Essential Gear and Ingredients
To do this right, you don't need a lot of fancy tech, but a cast-iron skillet helps with the searing.
- Nutritional Yeast: Also known as "nooch." It provides the cheesy, nutty depth that tofu lacks.
- Kala Namak: As mentioned, for the egg smell/flavor.
- High-Smoke Point Oil: Use rapeseed (canola) or sunflower oil. Save the olive oil for salads; it tastes weird when it’s smoking hot.
- Vegan Butter: Look for something with a high fat content (around 80%) so it actually melts and browns rather than just evaporating.
The Cultural Impact of the Vegan Fry-Up
It’s easy to dismiss this as "just breakfast," but the rise of the vegan full english breakfast represents a massive shift in British dining. It’s no longer a niche request. Even Wetherspoons—the bastion of cheap British pub culture—has a vegan breakfast on the permanent menu.
However, there is a risk of "ultra-processing." While it's great that we have realistic meats now, some of the best vegan breakfasts I’ve had actually leaned into whole foods—using smoked lardo-style fat made from coconut or "bacon" made from king oyster mushrooms. There’s a balance to be struck between the science of mock meats and the simplicity of well-cooked vegetables.
Expert Tips for the Perfect Plate
- The Bean Boost: Add a teaspoon of Marmite to your baked beans while they simmer. It sounds crazy, but it adds a massive hit of savory "umami" that makes the canned sauce taste like it's been cooking for hours.
- Tomato Prep: Slice the tomato at the equator, not the pole. This exposes more surface area to the pan for caramelization.
- The Tofu Press: If you aren't using silken tofu, you must press your firm tofu for at least 20 minutes. If there’s water in the tofu, there’s no room for flavor.
Actionable Next Steps
To elevate your next morning meal, stop buying the "all-in-one" vegan breakfast packs. They are usually mediocre. Instead:
- Source your components individually. Get the Richmond sausages, the THIS Isn't Bacon, and a tin of Branston beans.

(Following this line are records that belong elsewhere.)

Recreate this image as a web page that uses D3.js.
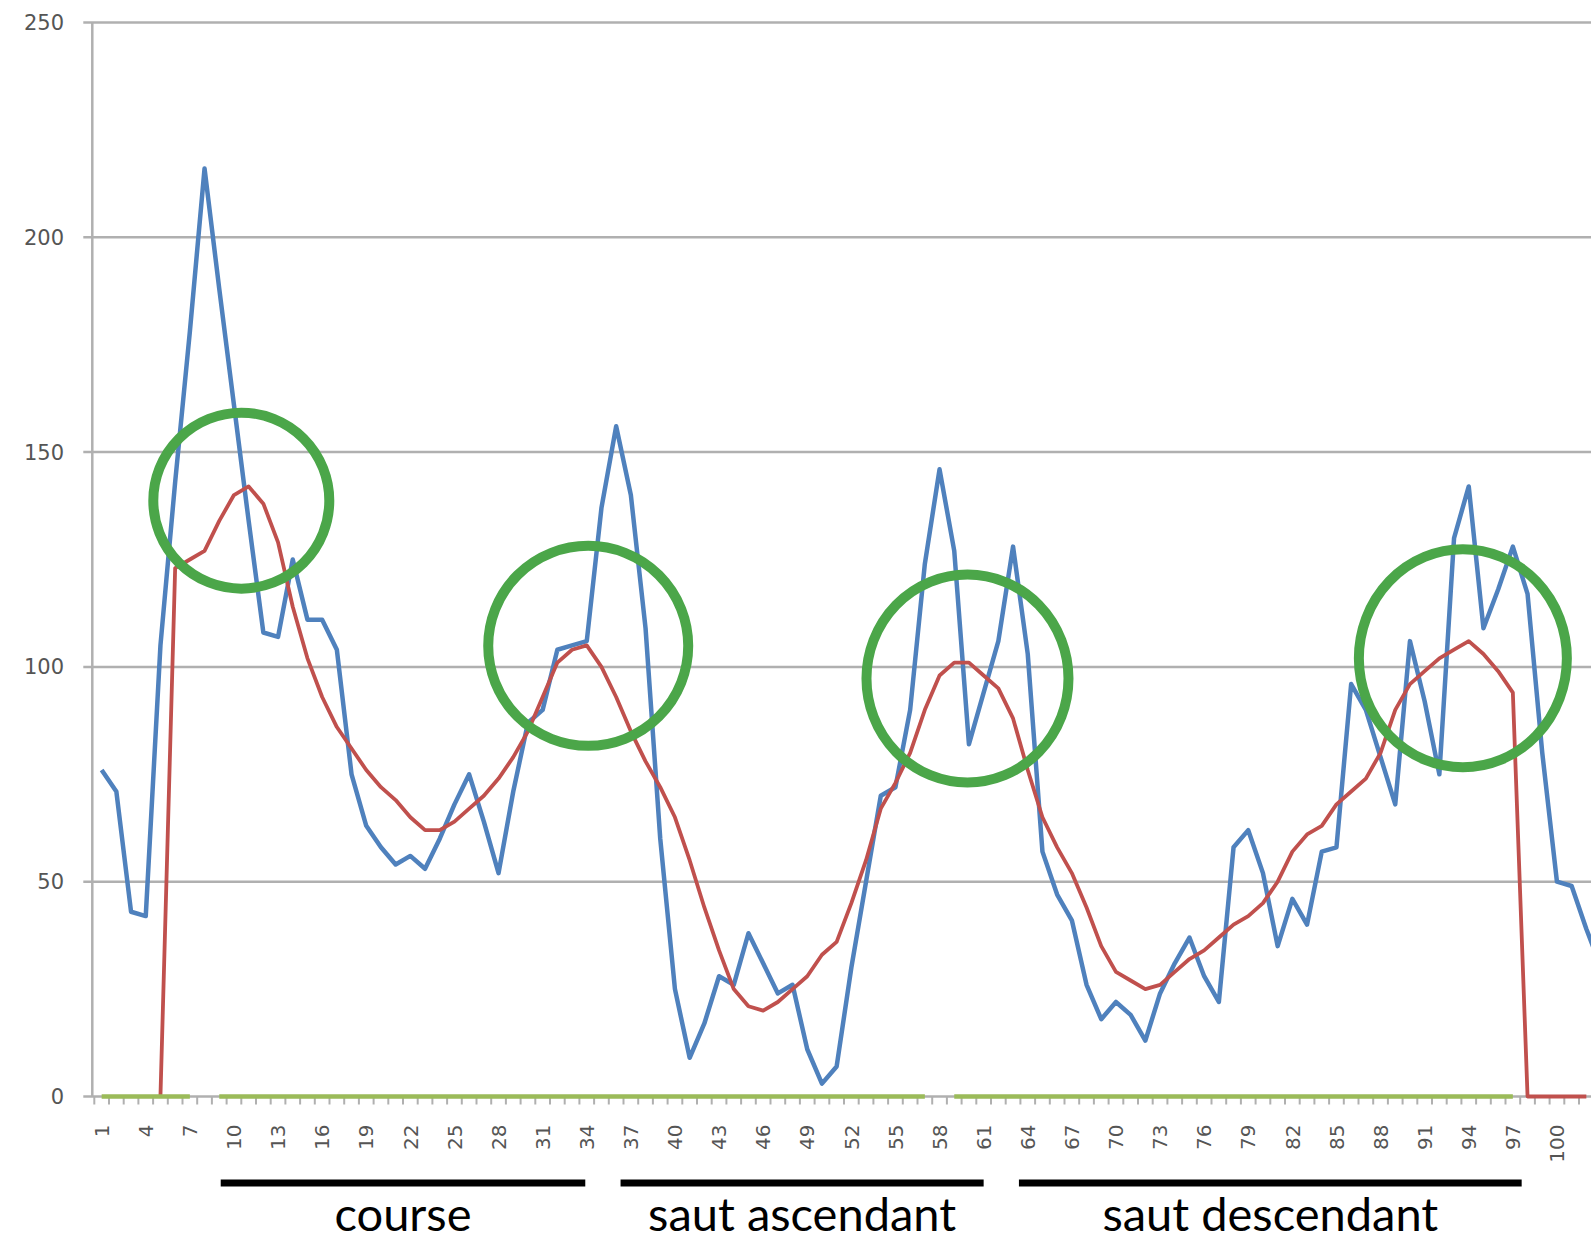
<html>
<head>
<title>course / saut</title>
<script type="text/javascript" src="https://cdn.jsdelivr.net/npm/d3@7/dist/d3.min.js"></script>
<style>
  * { margin: 0; padding: 0; }
  body { background: #ffffff; }
  #chart { position: relative; width: 1591px; height: 1242px; overflow: hidden; }
</style>
</head>
<body>
<div id="chart"></div>
<script type="text/javascript">
// categories 1..103 (the chart is cut off on the right)
var categories = d3.range(1, 104);

var yTicks = [0, 50, 100, 150, 200, 250];
var xTickLabels = d3.range(1, 101, 3);

// blue series (raw signal)
var blueValues = [
  76, 71, 43, 42, 105, 143, 178, 216, 188, 161,
  134, 108, 107, 125, 111, 111, 104, 75, 63, 58,
  54, 56, 53, 60, 68, 75, 64, 52, 71, 87,
  90, 104, 105, 106, 137, 156, 140, 109, 60, 25,
  9, 17, 28, 26, 38, 31, 24, 26, 11, 3,
  7, 30, 50, 70, 72, 90, 124, 146, 127, 82,
  94, 106, 128, 103, 57, 47, 41, 26, 18, 22,
  19, 13, 24, 31, 37, 28, 22, 58, 62, 52,
  35, 46, 40, 57, 58, 96, 90, 79, 68, 106,
  92, 75, 130, 142, 109, 118, 128, 117, 80, 50,
  49, 39, 30
];

// red series (smoothed)
var redValues = [
  null, null, null, null, 0, 123, 125, 127, 134, 140,
  142, 138, 129, 114, 102, 93, 86, 81, 76, 72,
  69, 65, 62, 62, 64, 67, 70, 74, 79, 85,
  93, 101, 104, 105, 100, 93, 85, 78, 72, 65,
  55, 44, 34, 25, 21, 20, 22, 25, 28, 33,
  36, 45, 55, 67, 73, 80, 90, 98, 101, 101,
  98, 95, 88, 76, 65, 58, 52, 44, 35, 29,
  27, 25, 26, 29, 32, 34, 37, 40, 42, 45,
  50, 57, 61, 63, 68, 71, 74, 80, 90, 96,
  99, 102, 104, 106, 103, 99, 94, 0, 0, 0,
  0, 0, null
];

// third series, flat on zero with a few gaps
var greenValues = categories.map(function(c) {
  if (c === 8 || c === 58 || c > 97) return null;
  return 0;
});

// annotated peaks: centre as [category, value]
var peakCategories = [10.5, 34.1, 59.9, 93.6];
var peakValues = [138.7, 104.9, 97.3, 102];

// phases under the axis
var phaseLabels = ['course', 'saut ascendant', 'saut descendant'];
var phaseFrom = [9.1, 36.3, 63.4];
var phaseTo = [33.9, 61.0, 97.6];

(function() {
  var W = 1591, H = 1242;
  var step = 14.7;
  var left = 94.3;

  var svg = d3.select('#chart').append('svg')
      .attr('width', W)
      .attr('height', H);

  svg.append('rect').attr('width', W).attr('height', H).attr('fill', '#ffffff');

  var x = d3.scaleBand()
      .domain(categories)
      .range([left, left + categories.length * step])
      .padding(0);
  var y = d3.scaleLinear().domain([0, 250]).range([1096.5, 22.5]);

  // fractional category -> pixel
  var xPos = function(c) {
    return x(1) + x.bandwidth() / 2 + (c - 1) * x.step();
  };
  var axisX = left - 2;

  // gridlines + y ticks
  svg.append('g').selectAll('line')
      .data(yTicks)
    .enter().append('line')
      .attr('x1', axisX - 9).attr('x2', W)
      .attr('y1', function(d) { return y(d); })
      .attr('y2', function(d) { return y(d); })
      .attr('stroke', '#b0b0b0')
      .attr('stroke-width', 2.5);

  svg.append('g').selectAll('text')
      .data(yTicks)
    .enter().append('text')
      .attr('x', 64)
      .attr('y', function(d) { return y(d); })
      .attr('dy', '0.36em')
      .attr('text-anchor', 'end')
      .attr('font-family', 'DejaVu Sans')
      .attr('font-size', 21)
      .attr('fill', '#555')
      .text(function(d) { return d; });

  // y axis line
  svg.append('line')
      .attr('x1', axisX).attr('x2', axisX)
      .attr('y1', y(250)).attr('y2', y(0))
      .attr('stroke', '#b0b0b0')
      .attr('stroke-width', 2.5);

  // x axis labels every 3 categories
  var xAxis = d3.axisBottom(x)
      .tickValues(xTickLabels)
      .tickSize(0)
      .tickFormat(function(d) { return d; });
  var gx = svg.append('g')
      .attr('transform', 'translate(0,' + y(0) + ')')
      .call(xAxis);
  gx.select('.domain').remove();
  gx.selectAll('text')
      .attr('transform', 'rotate(-90)')
      .attr('x', -28)
      .attr('y', 0)
      .attr('dy', '0.36em')
      .attr('text-anchor', 'end')
      .attr('font-family', 'DejaVu Sans')
      .attr('font-size', 20)
      .attr('fill', '#555');

  // small tick marks at band edges
  svg.append('g').selectAll('line')
      .data(categories.concat([categories.length + 1]))
    .enter().append('line')
      .attr('x1', function(d) { return left + (d - 1) * x.step(); })
      .attr('x2', function(d) { return left + (d - 1) * x.step(); })
      .attr('y1', y(0))
      .attr('y2', y(0) + 8)
      .attr('stroke', '#b0b0b0')
      .attr('stroke-width', 2);

  var lineFor = function(values) {
    return d3.line()
        .defined(function(d) { return d != null; })
        .x(function(d, i) { return x(categories[i]) + x.bandwidth() / 2; })
        .y(function(d) { return y(d); })(values);
  };

  svg.append('path')
      .attr('d', lineFor(blueValues))
      .attr('fill', 'none')
      .attr('stroke', '#4f81bd')
      .attr('stroke-width', 4.5)
      .attr('stroke-linejoin', 'round');

  svg.append('path')
      .attr('d', lineFor(redValues))
      .attr('fill', 'none')
      .attr('stroke', '#c0504d')
      .attr('stroke-width', 3.8)
      .attr('stroke-linejoin', 'round');

  svg.append('path')
      .attr('d', lineFor(greenValues))
      .attr('fill', 'none')
      .attr('stroke', '#9bbb59')
      .attr('stroke-width', 4.5);

  // green circles round the peaks
  var radii = [[88, 88], [100, 100], [101, 104], [104, 109]];
  svg.append('g').selectAll('ellipse')
      .data(peakCategories)
    .enter().append('ellipse')
      .attr('cx', function(d) { return xPos(d); })
      .attr('cy', function(d, i) { return y(peakValues[i]); })
      .attr('rx', function(d, i) { return radii[i][0]; })
      .attr('ry', function(d, i) { return radii[i][1]; })
      .attr('fill', 'none')
      .attr('stroke', '#4ba649')
      .attr('stroke-width', 10);

  // phase bars and labels
  var phases = svg.append('g');
  phases.selectAll('line')
      .data(phaseLabels)
    .enter().append('line')
      .attr('x1', function(d, i) { return xPos(phaseFrom[i]); })
      .attr('x2', function(d, i) { return xPos(phaseTo[i]); })
      .attr('y1', 1183)
      .attr('y2', 1183)
      .attr('stroke', '#000')
      .attr('stroke-width', 7);

  phases.selectAll('text')
      .data(phaseLabels)
    .enter().append('text')
      .attr('x', function(d, i) { return (xPos(phaseFrom[i]) + xPos(phaseTo[i])) / 2; })
      .attr('y', 1231)
      .attr('text-anchor', 'middle')
      .attr('font-family', 'Lato')
      .attr('font-size', 47)
      .attr('fill', '#000')
      .text(function(d) { return d; });
})();
</script>
</body>
</html>
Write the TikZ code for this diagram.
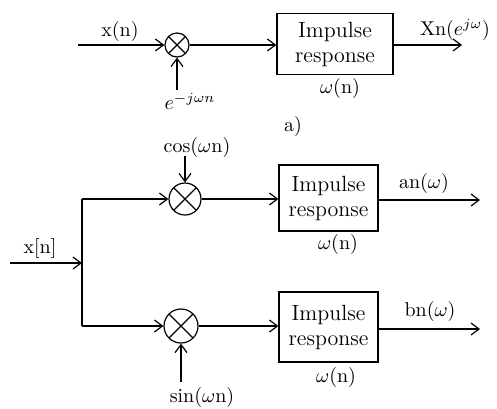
\documentclass[tikz,border=0pt]{standalone}
\usetikzlibrary{arrows.meta}
\begin{document}
\begin{tikzpicture}[x=0.5pt,y=-0.5pt,
  wire/.style={line width=0.6pt},
  arr/.style={wire,-{Straight Barb[length=4pt,width=6pt]}},
  mult/.style={draw,circle,line width=0.6pt,inner sep=0pt,minimum size=#1,
    path picture={\draw[line width=0.6pt] (path picture bounding box.north west)--(path picture bounding box.south east)
      (path picture bounding box.north east)--(path picture bounding box.south west);}},
  blk/.style={draw,line width=0.6pt,minimum width=#1,align=center,inner sep=2pt,font=\fontsize{11}{12.5}\selectfont},
  lbl/.style={font=\fontsize{10}{12}\selectfont,inner sep=1pt}
]
\useasboundingbox (0,0) rectangle (497,408);
% ---------- (a) ----------
\coordinate (in1) at (78,45);
\node[mult=12pt] (m1) at (177,45) {};
\node[blk=58pt,minimum height=30.5pt] (b1) at (335,44) {Impulse\\response};
\coordinate (out1) at (462,45);
\coordinate (e1) at (177,90);
\draw[arr] (in1) -- (m1);
\draw[arr] (e1) -- (m1);
\draw[arr] (m1) -- (m1 -| b1.west);
\draw[arr] (b1.east |- out1) -- (out1);
\node[lbl] (lx) at (120,31) {x(n)};
\node[lbl] (le) at (190,101) {$e^{-j\omega n}$};
\node[lbl] (lX) at (455,30) {Xn($e^{j\omega}$)};
\node[lbl] (lw1) at (340,88) {$\omega$(n)};
\node[lbl] (la) at (293,126) {a)};
% ---------- (b) ----------
\coordinate (in2) at (10,263);
\coordinate (j) at (82,263);
\coordinate (jt) at (82,199);
\coordinate (jb) at (82,326);
\node[mult=16pt] (m2) at (185,199) {};
\node[mult=17pt] (m3) at (181,326) {};
\node[blk=49.5pt,minimum height=33pt] (b2) at (328.5,198) {Impulse\\response};
\node[blk=49.5pt,minimum height=35pt] (b3) at (328.5,327) {Impulse\\response};
\coordinate (c2) at (185,156);
\coordinate (s3) at (181,382);
\coordinate (out2) at (480,200);
\coordinate (out3) at (480,329);
\draw[arr] (in2) -- (j);
\draw[wire] (jt) -- (jb);
\draw[arr] (jt) -- (m2);
\draw[arr] (jb) -- (m3);
\draw[arr] (c2) -- (m2);
\draw[arr] (s3) -- (m3);
\draw[arr] (m2) -- (m2 -| b2.west);
\draw[arr] (m3) -- (m3 -| b3.west);
\draw[arr] (b2.east |- out2) -- (out2);
\draw[arr] (b3.east |- out3) -- (out3);
\node[lbl] (lxn) at (40,248) {x[n]};
\node[lbl] (lc) at (197,147) {cos($\omega$n)};
\node[lbl] (ls) at (202,397) {sin($\omega$n)};
\node[lbl] (lan) at (424,183) {an($\omega$)};
\node[lbl] (lbn) at (430,311) {bn($\omega$)};
\node[lbl] (lw2) at (338,244) {$\omega$(n)};
\node[lbl] (lw3) at (336,377) {$\omega$(n)};
\end{tikzpicture}
\end{document}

- Master the "Double Tofu" scramble. Buy one block of firm and one carton of silken. Experiment with the ratio until it looks like the soft eggs you see in fancy hotels.
- Invest in Kala Namak. You can find it at most Indian grocers or online. It is the single biggest "level up" for vegan breakfast cooking.
- Heat your plate. It sounds like a small detail, but it changes everything when you're eating a complex meal with ten different parts.
- Practice the "Bean Dam." Use your sausages to create a barrier for the beans. It keeps your hash browns crispy for longer.
A vegan full english breakfast shouldn't be a compromise. It should be a heavy, satisfying, slightly overwhelming plate of food that makes you want to take a nap afterward. If you aren't feeling a little bit guilty about the amount of fried bread you just ate, you probably didn't do it right.